CEO Parker Meeks expressed his enthusiasm for the company’s latest offering, stating, “The Hyzon 200kW Prime Mover provides our customers with a powerful, zero-emission option for their fleets, showcasing our expertise in crafting state-of-the-art FCEVs.”

Hyzon Motors Gives Hope for a Zero-Emission Heavy-Duty Transport with 200kW Prime Mover

What sets Hyzon apart is its dedication to engineering high-power, compact fuel cell systems tailored specifically for heavy-duty applications. Dr. Christian Mohrdieck, Chief Technical Officer, highlighted the design process behind Hyzon’s fuel cell technology, stating, “Hyzon designs and manufactures fuel cell technology from the ground up. We apply our advanced engineering capabilities throughout the system – from the Membrane Electrode Assembly (MEA), the heart of the fuel cell system, to the balance of plant to the software. This allows us to build a fuel cell system that fits the performance and durability needs of heavy-duty applications such as a commercial trucking”

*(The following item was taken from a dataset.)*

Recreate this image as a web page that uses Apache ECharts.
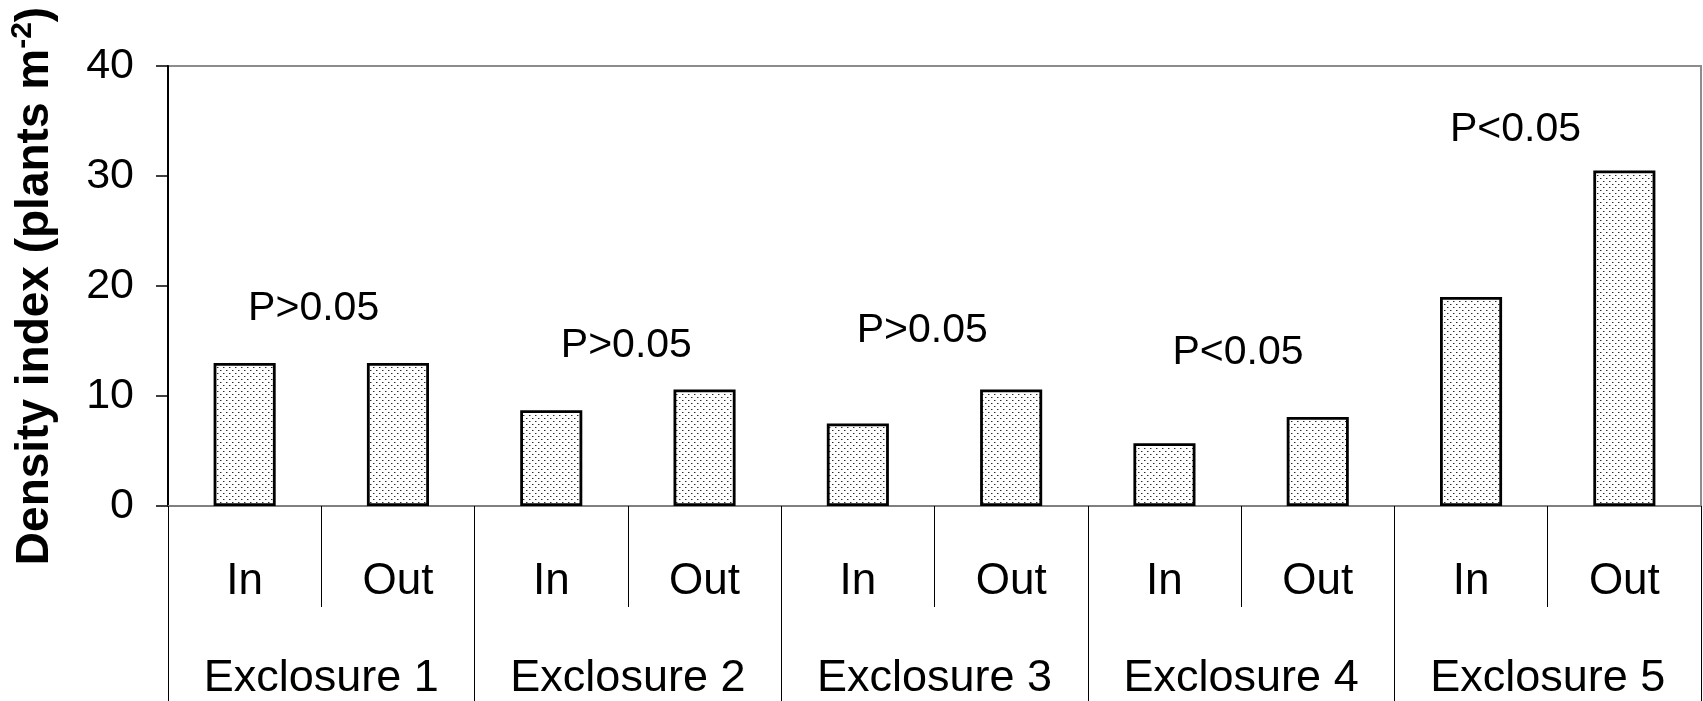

The single-stack 200kW fuel cell system, produced at Hyzon’s Bolingbrook, Illinois production facility, indicates a significant advancement in fuel cell technology. This system notably reduces weight and volume by 30% compared to conventional setups, making it an attractive option for fleet operators looking to switch to zero-emission solutions.

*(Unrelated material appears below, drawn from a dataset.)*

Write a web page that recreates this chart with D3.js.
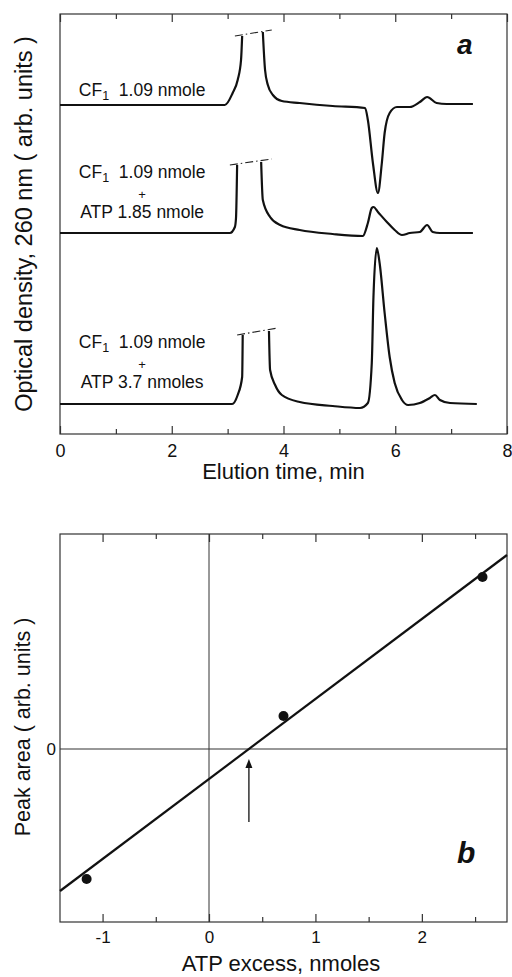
<!DOCTYPE html>
<html>
<head>
<meta charset="utf-8">
<script src="https://cdn.jsdelivr.net/npm/d3@7"></script>
<style>
  body { margin: 0; background: #fff; }
  svg { display: block; }
  text { font-family: "Liberation Sans", Arial, Helvetica, sans-serif; fill: #111; }
</style>
</head>
<body>
<div id="chart"></div>
<script>
// ---- panel a: elution profiles (time in min, OD in arb. units relative to each trace baseline)
const timeDomain = [0, 8];
const odDomain = [0, 42];
const timeTicksMajor = [0, 2, 4, 6, 8];
const timeTicksMinor = [1, 3, 5, 7];
const traceOffsets = [32.9, 20.1, 3.0];

// left flank (up to the off-scale CF1 peak) and the rest of each trace
const trace1Left = [[0, 0], [2.95, 0], [3.09, 1.2], [3.18, 2.5], [3.24, 4.5], [3.26, 6.9]];
const trace1Right = [[3.63, 7.3], [3.67, 3.5], [3.72, 2.0], [3.81, 1.0], [3.97, 0.4], [4.29, 0.2],
  [4.88, -0.1], [5.46, -0.3], [5.51, -1.5], [5.60, -5.8], [5.69, -8.8], [5.76, -5.8], [5.81, -2.8],
  [5.90, -0.8], [6.03, -0.2], [6.26, -0.2], [6.44, 0.3], [6.57, 0.8], [6.74, 0.2], [6.92, 0.1], [7.39, 0.1]];
const trace1Cap = [[3.13, 6.9], [3.79, 7.5]];

const trace2Left = [[0, 0], [3.04, 0], [3.13, 0.6], [3.15, 1.5], [3.17, 6.8]];
const trace2Right = [[3.60, 7.1], [3.63, 3.3], [3.76, 1.6], [3.94, 0.8], [4.29, 0.3], [4.88, -0.1],
  [5.42, -0.3], [5.51, 1.0], [5.58, 2.5], [5.61, 2.6], [5.69, 2.1], [5.85, 1.1], [5.99, 0.3],
  [6.12, -0.2], [6.26, 0], [6.44, 0.1], [6.57, 0.8], [6.67, 0.1], [6.80, 0], [7.39, 0]];
const trace2Cap = [[3.04, 6.8], [3.79, 7.4]];

const trace3Left = [[0, 0], [3.08, 0], [3.18, 0.9], [3.26, 2.7], [3.27, 6.9]];
const trace3Right = [[3.74, 7.3], [3.76, 3.4], [3.85, 1.9], [3.97, 0.9], [4.29, 0.2], [4.88, -0.2],
  [5.37, -0.4], [5.51, 0.1], [5.58, 4.1], [5.61, 10.7], [5.67, 15.6], [5.72, 14.1], [5.81, 9.1],
  [5.90, 4.7], [5.99, 2.1], [6.12, 0.4], [6.23, -0.1], [6.44, 0.1], [6.62, 0.6], [6.71, 0.9],
  [6.80, 0.4], [6.98, 0.1], [7.46, 0]];
const trace3Cap = [[3.17, 6.9], [3.90, 7.6]];

const traceLabels = [
  [["CF", "1", "  1.09 nmole"]],
  [["CF", "1", "  1.09 nmole"], ["+"], ["ATP 1.85 nmole"]],
  [["CF", "1", "  1.09 nmole"], ["+"], ["ATP 3.7 nmoles"]]
];

// ---- panel b: peak area vs ATP excess
const excessDomain = [-1.4, 2.8];
const areaDomain = [-1.73, 2.15];
const excessTicksMajor = [-1, 0, 1, 2];
const excessTicksMinor = [-0.5, 0.5, 1.5, 2.5];
const excessValues = [-1.15, 0.70, 2.57];
const areaValues = [-1.30, 0.33, 1.72];
const fitSlope = 0.80;
const fitIntercept = -0.30;

// ---------------------------------------------------------------
const W = 512, H = 977;
const svg = d3.select("#chart").append("svg").attr("width", W).attr("height", H);

const pa = { left: 60, right: 507, top: 14, bottom: 434 };
const pb = { left: 60, right: 507, top: 534, bottom: 922 };

const xa = d3.scaleLinear().domain(timeDomain).range([pa.left, pa.right]);
const ya = d3.scaleLinear().domain(odDomain).range([pa.bottom, pa.top]);
const xb = d3.scaleLinear().domain(excessDomain).range([pb.left, pb.right]);
const yb = d3.scaleLinear().domain(areaDomain).range([pb.bottom, pb.top]);

function frame(p) {
  svg.append("rect")
    .attr("x", p.left).attr("y", p.top)
    .attr("width", p.right - p.left).attr("height", p.bottom - p.top)
    .attr("fill", "none").attr("stroke", "#333").attr("stroke-width", 1.2);
}

function ticks(scale, p, major, minor, fontSize, pad) {
  const styleAxis = g => {
    g.select(".domain").remove();
    g.selectAll(".tick line").attr("stroke", "#333").attr("stroke-width", 1.2);
    g.selectAll("text").attr("font-family", null).attr("font-size", fontSize).attr("fill", "#111");
  };
  svg.append("g").attr("transform", `translate(0,${p.bottom})`)
    .call(d3.axisBottom(scale).tickValues(major).tickSizeInner(-8).tickSizeOuter(0).tickPadding(pad)
      .tickFormat(d => d < 0 ? "-" + Math.abs(d) : d))
    .call(styleAxis);
  svg.append("g").attr("transform", `translate(0,${p.bottom})`)
    .call(d3.axisBottom(scale).tickValues(minor).tickSizeInner(-5).tickSizeOuter(0).tickFormat(""))
    .call(styleAxis);
  svg.append("g").attr("transform", `translate(0,${p.top})`)
    .call(d3.axisTop(scale).tickValues(major).tickSizeInner(-8).tickSizeOuter(0).tickFormat(""))
    .call(styleAxis);
  svg.append("g").attr("transform", `translate(0,${p.top})`)
    .call(d3.axisTop(scale).tickValues(minor).tickSizeInner(-5).tickSizeOuter(0).tickFormat(""))
    .call(styleAxis);
}

// ---- panel a
frame(pa);
ticks(xa, pa, timeTicksMajor, timeTicksMinor, 18, 10);

const traces = [
  { left: trace1Left, right: trace1Right, cap: trace1Cap, labelDy: 9 },
  { left: trace2Left, right: trace2Right, cap: trace2Cap, labelDy: 15 },
  { left: trace3Left, right: trace3Right, cap: trace3Cap, labelDy: 16 }
];

traces.forEach((t, i) => {
  const off = traceOffsets[i];
  const line = d3.line()
    .x(d => xa(d[0]))
    .y(d => ya(d[1] + off))
    .curve(d3.curveMonotoneX);
  [t.left, t.right].forEach(seg => {
    svg.append("path").datum(seg)
      .attr("d", line)
      .attr("fill", "none").attr("stroke", "#111")
      .attr("stroke-width", 2.2).attr("stroke-linejoin", "round");
  });
  svg.append("path").datum(t.cap)
    .attr("d", d3.line().x(d => xa(d[0])).y(d => ya(d[1] + off)))
    .attr("fill", "none").attr("stroke", "#222").attr("stroke-width", 1.1)
    .attr("stroke-dasharray", "8,3,1.5,3");

  // labels, stacked upward from the last line
  const base = ya(off) - t.labelDy;
  const lines = traceLabels[i];
  const lineY = lines.length === 1 ? [0] : [-40, -19, 0];
  lines.forEach((parts, j) => {
    const tx = svg.append("text")
      .attr("x", xa(1.47)).attr("y", base + lineY[j])
      .attr("text-anchor", "middle")
      .attr("font-size", parts[0] === "+" ? 13 : 17.5)
      .style("white-space", "pre");
    if (parts.length === 1) {
      tx.text(parts[0]);
    } else {
      tx.append("tspan").text(parts[0]);
      tx.append("tspan").attr("font-size", 12.5).attr("dy", 4).attr("fill", "#111").text(parts[1]);
      tx.append("tspan").attr("dy", -4).text(parts[2]);
    }
  });
});

svg.append("text").attr("x", 457).attr("y", 54)
  .attr("font-size", 28).attr("font-weight", "bold").attr("font-style", "italic").text("a");

svg.append("text").attr("x", (pa.left + pa.right) / 2).attr("y", 479)
  .attr("text-anchor", "middle").attr("font-size", 22).text("Elution time, min");

svg.append("text").attr("transform", `translate(32,${(pa.top + pa.bottom) / 2}) rotate(-90)`)
  .attr("text-anchor", "middle").attr("font-size", 23.5)
  .text("Optical density, 260 nm ( arb. units )");

// ---- panel b
frame(pb);
ticks(xb, pb, excessTicksMajor, excessTicksMinor, 17, 9);

svg.append("line")
  .attr("x1", xb(0)).attr("x2", xb(0)).attr("y1", pb.top).attr("y2", pb.bottom)
  .attr("stroke", "#333").attr("stroke-width", 1);
svg.append("line")
  .attr("x1", pb.left).attr("x2", pb.right).attr("y1", yb(0)).attr("y2", yb(0))
  .attr("stroke", "#333").attr("stroke-width", 1.2);

svg.append("text").attr("x", 56).attr("y", yb(0) + 6)
  .attr("text-anchor", "end").attr("font-size", 17).text("0");

// fitted line across the whole panel
const fitPts = excessDomain.map(x => [x, fitIntercept + fitSlope * x]);
svg.append("path").datum(fitPts)
  .attr("d", d3.line().x(d => xb(d[0])).y(d => yb(d[1])))
  .attr("fill", "none").attr("stroke", "#111").attr("stroke-width", 2.2);

// arrow at the x-intercept of the fit
const x0 = -fitIntercept / fitSlope;
const ax = xb(x0), tipY = yb(0) + 10, tailY = yb(-0.73);
svg.append("line").attr("x1", ax).attr("x2", ax).attr("y1", tipY + 6).attr("y2", tailY)
  .attr("stroke", "#111").attr("stroke-width", 1.3);
svg.append("path")
  .attr("d", `M${ax},${tipY} L${ax - 3.5},${tipY + 9} L${ax + 3.5},${tipY + 9} Z`)
  .attr("fill", "#111");

svg.selectAll("circle.pt").data(excessValues).join("circle")
  .attr("class", "pt")
  .attr("cx", d => xb(d))
  .attr("cy", (d, i) => yb(areaValues[i]))
  .attr("r", 5).attr("fill", "#111");

svg.append("text").attr("x", 457).attr("y", 863)
  .attr("font-size", 30).attr("font-weight", "bold").attr("font-style", "italic").text("b");

svg.append("text").attr("x", 281).attr("y", 971)
  .attr("text-anchor", "middle").attr("font-size", 22).text("ATP excess, nmoles");

svg.append("text").attr("transform", `translate(30,727) rotate(-90)`)
  .attr("text-anchor", "middle").attr("font-size", 21.5)
  .text("Peak area ( arb. units )");
</script>
</body>
</html>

We are assembling zero-emission heavy vehicles right here in Melbourne, Australia, using local skills and employing local people,” John Edgley, Managing Director for Australia, highlighted the local significance of the Prime Mover’s assembly. “Hyzon established Australia’s first purpose-built assembly plant in Melbourne’s Southeast in 2021 to capitalize on the wealth of homegrown industry skills left behind when several global automotive businesses shut down their regional operations. We have grown our team to more than 50 local employees, including engineers, fabricators, welders, and designers to put this new 200kW vehicle on the road.”

Collaboration has been key to Hyzon’s success, with strategic partnerships driving innovation and progress in the clean energy sector. “Together, we are developing specialized skills and knowledge for hydrogen fuel cell training programs,” Sally Curtain, CEO of Kangan Institute, supported the institution’s commitment to advancing Australia’s clean energy sector through collaboration with Hyzon. “This collaboration accelerates the commercial deployment of heavy-duty FCEVs in Australia, driving sustainable innovation in transportation.”

Hyzon Chief Technology Officer Dr. Christian Mohrdieck shows the Hyzon 200kW fuel cell system to Janelle Arena (Kangan Institute), Finn Buchhorn (Hyzon), Chris Eager (DGE Energy Solutions), and Gavin Cribb (Kangan Institute).

Despite the promising launch of Hyzon Motors’ 200kW Prime Mover, doubts persist regarding the scalability of hydrogen fuel cell technology. As the industry continues to innovate, addressing these concerns will be crucial in ensuring widespread adoption and sustainability in the transition to zero-emission transportation.